Martin Gison

Personal information
- Nationality: Filipino
- Born: Martin Mauricio Gison March 14, 1914

Sport
- Country: Philippines
- Sport: Sports shooting

Medal record
Men's shooting
Representing Philippines
Asian Games
| Gold medal – first place | 1954 Manila | 25 m rapid fire pistol |
| Silver medal – second place | 1954 Manila | 50 m rifle 3 positions |
| Silver medal – second place | 1954 Manila | 300 m rifle 3 positions |
| Silver medal – second place | 1958 Tokyo | 25 m rapid fire pistol |
| Bronze medal – third place | 1954 Manila | 50 m rifle prone |

= Martin Gison =

Filipino sports shooter

Martin Mauricio Gison (born March 14, 1914, date of death unknown) was a Filipino sports shooter. He is competed at five Olympic Games, the most for any Filipino as of 2008.
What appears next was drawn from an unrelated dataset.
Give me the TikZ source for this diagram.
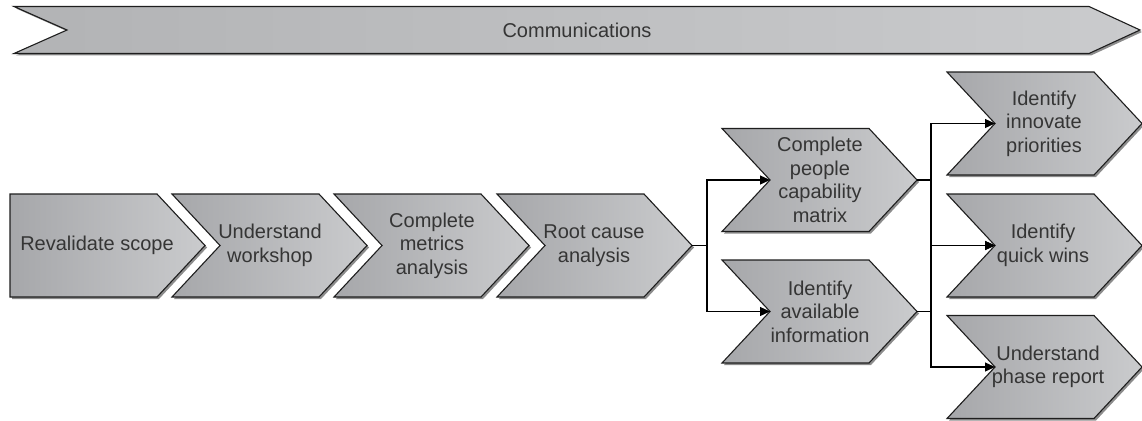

Gison's first Olympics was in 1936 at 22 years old. He also competed at the 1948, 1952, 1956 and 1964 editions of the Olympics. The best finished accomplished by Gison was in 1936 where he placed fourth in the men's 50m small-bore rifle event.

During World War II, Gison was taken as a prisoner of war by the Japanese and survived the Bataan Death March.